- Location: Les Moulins, Nice, France
- Date: 18 July 2024 c. ~2:30 p.m. (CEST)
- Attack type: Arson, Mass murder, Familicide
- Weapon: Petrol
- Deaths: 7 (including one indirectly)
- Injured: 33
- Perpetrators: Unknown
- Motive: Unknown

= 2024 Nice arson attack =

2024 arson attack in Nice, France

On July 18, 2024, seven people were killed and thirty-three others were injured in an arson attack in Nice, France.

==Fire==
The fire started after unknown men ignited petrol that was poured in a stairwell at around 2:30 p.m. on the seventh floor of an apartment building in Les Moulins, Nice. The fire quickly spread, killing six people from the same family including three young children and three adults, while a teenager died jumping from a window. Thirty people suffered smoke inhalation injuries while three other injured people, including a man who jumped from a window trying to escape the fire and was severely injured, were taken to hospital. A total of 25 fire engines and 72 firefighters were sent to tackle the blaze.

==Aftermath==
One suspect was arrested on July 22, 2024, by French police.

==Victims==
The seven victims consisted of three young children ages five, seven, ten, three adults and a 17-year-old who died indirectly by jumping out a window trying to escape the fire.

==Responses==
The French police stated they were searching for three suspects.

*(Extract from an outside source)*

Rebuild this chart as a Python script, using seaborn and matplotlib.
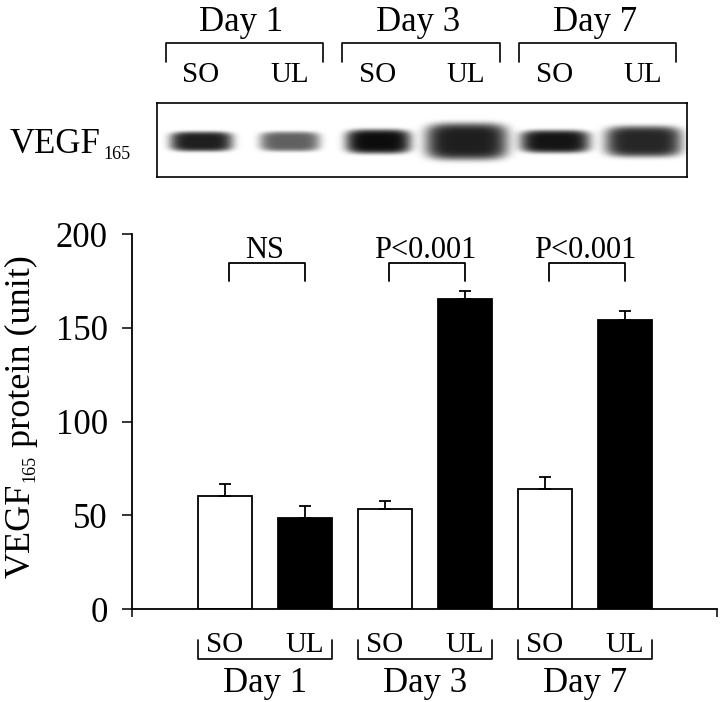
import numpy as np
import pandas as pd
import matplotlib.pyplot as plt
import seaborn as sns

# values
days = ["Day 1", "Day 3", "Day 7"]
treatments = ["SO", "UL"]
so_mean = [60.3, 53.5, 64.2]
ul_mean = [48.7, 165.2, 154.1]
so_err = [6.2, 4.1, 6.4]
ul_err = [6.3, 4.8, 5.0]
sig_labels = ["NS", "P<0.001", "P<0.001"]

# western blot band appearance (lanes SO1, UL1, SO3, UL3, SO7, UL7)
band_intensity = [0.88, 0.62, 0.95, 0.88, 0.92, 0.85]
band_width = [0.71, 0.68, 0.74, 0.93, 0.79, 0.87]
band_height = [0.27, 0.27, 0.33, 0.50, 0.31, 0.42]

conds = []
vals = []
errs = []
treats = []
for i, d in enumerate(days):
    conds += [d + " SO", d + " UL"]
    vals += [so_mean[i], ul_mean[i]]
    errs += [so_err[i], ul_err[i]]
    treats += treatments
df = pd.DataFrame({"cond": conds, "val": vals, "err": errs, "treat": treats})

sns.set_style("ticks")
plt.rcParams["font.family"] = ["Liberation Serif", "DejaVu Serif"]
plt.rcParams["axes.linewidth"] = 1.3
for key in ["text.color", "axes.labelcolor", "xtick.color", "ytick.color", "axes.edgecolor"]:
    plt.rcParams[key] = "black"

W, H = 720, 702
fig = plt.figure(figsize=(W / 100, H / 100), dpi=100)
ax = fig.add_axes([131.7 / W, 1 - 609 / H, (716.7 - 131.7) / W, (609 - 234.3) / H])
bax = fig.add_axes([156.7 / W, 1 - 176.7 / H, (687 - 156.7) / W, (176.7 - 103.3) / H])

bw = 0.667
sns.barplot(data=df, x="cond", y="val", hue="treat", order=conds,
            hue_order=treatments, palette={"SO": "white", "UL": "black"},
            dodge=False, width=bw, edgecolor="black", linewidth=1.3,
            errorbar=None, legend=False, ax=ax)

pos = np.arange(len(conds))
ax.errorbar(pos, df["val"], yerr=[np.zeros(len(pos)), df["err"]], fmt="none",
            ecolor="black", elinewidth=1.3, capsize=4, capthick=1.3)

xmin, xmax = -1.166, 6.146
ax.set_xlim(xmin, xmax)
ax.set_ylim(0, 200)
ax.set_yticks([0, 50, 100, 150, 200])
ax.tick_params(axis="y", labelsize=25, length=7.2, width=1.1, pad=10, direction="out")
ax.set_xticks([xmin, xmax])
ax.set_xticklabels(["", ""])
ax.tick_params(axis="x", length=5.8, width=1.1, direction="out")
ax.set_xlabel("")
ax.set_ylabel("")
sns.despine(ax=ax)

# significance brackets
for i, lab in enumerate(sig_labels):
    a, b = 2 * i + 0.05, 2 * i + 1
    ax.plot([a, a, b, b], [175, 184.5, 184.5, 175], color="black", lw=1.3, clip_on=False)
    ax.text(2 * i + 0.5, 187.5, lab, ha="center", va="baseline", fontsize=22)

# group labels under the axis
tr = ax.get_xaxis_transform()
for i, d in enumerate(days):
    for j, t in enumerate(treatments):
        ax.text(2 * i + j, -0.114, t, transform=tr, ha="center", va="baseline", fontsize=21)
    a, b = 2 * i - bw / 2, 2 * i + 1 + bw / 2
    ax.plot([a, a, b, b], [-0.0827, -0.1334, -0.1334, -0.0827], transform=tr,
            color="black", lw=1.2, clip_on=False)
    ax.text(2 * i + 0.5, -0.2207, d, transform=tr, ha="center", va="baseline", fontsize=25)

# y label with subscript
t1 = fig.text(38 / W, 1 - 578 / H, "VEGF", rotation=90, ha="right", va="bottom", fontsize=26)
t2 = ax.annotate("165", xy=(1, 1), xycoords=t1, xytext=(0, 1), textcoords="offset points",
                 rotation=90, ha="right", va="bottom", fontsize=13, annotation_clip=False)
ax.annotate("protein (unit)", xy=(1, 1), xycoords=(t1, t2), xytext=(0, 6),
            textcoords="offset points", rotation=90, ha="right", va="bottom",
            fontsize=26, annotation_clip=False)

# western blot panel
nlanes = len(band_intensity)
xs = np.linspace(0, nlanes, 900)
ys = np.linspace(0, 1, 120)
X, Y = np.meshgrid(xs, ys)
img = np.zeros_like(X)
for k in range(nlanes):
    hw = band_width[k] / 2
    hh = band_height[k] / 2
    s = (np.abs(X - (k + 0.5)) / hw) ** 4 + (np.abs(Y - 0.48) / hh) ** 4
    img += band_intensity[k] * np.exp(-s ** 1.5)
bax.imshow(img, cmap="gray_r", vmin=0, vmax=1, extent=[0, nlanes, 0, 1],
           origin="lower", aspect="auto", interpolation="bilinear")
bax.set_xlim(0, nlanes)
bax.set_ylim(0, 1)
bax.set_xticks([])
bax.set_yticks([])
for sp in bax.spines.values():
    sp.set_linewidth(1.2)
    sp.set_visible(True)

for k in range(nlanes):
    bax.text(k + 0.5, 1.294, treatments[k % 2], ha="center", va="baseline",
             fontsize=21, clip_on=False)
for i, d in enumerate(days):
    a, b = 2 * i + 0.1, 2 * i + 1.88
    bax.plot([a, a, b, b], [1.56, 1.82, 1.82, 1.56], color="black", lw=1.2, clip_on=False)
    bax.text(2 * i + 0.96, 1.99, d, ha="center", va="baseline", fontsize=25, clip_on=False)

tv = fig.text(10 / W, 1 - 153 / H, "VEGF", fontsize=25, va="baseline", ha="left")
bax.annotate("165", xy=(1, 0), xycoords=tv, xytext=(1.5, 1.5), textcoords="offset points",
             ha="left", va="baseline", fontsize=13, annotation_clip=False)

fig.savefig("out.png", dpi=100)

French president Emmanuel Macron stated that his thoughts were with the loved ones of those who died.

Anthony Borre, Nice's deputy mayor, said "These actions are serious, they are barbaric,..." adding that he hoped for a strong response by the authorities once the investigation was over.

Nice prosecutor Damien Martinelli said investigators were looking into a criminal cause for the fire.

French Prime Minister Gabriel Attal stated “What happened here, this fire, is absolutely awful and revolting,...”.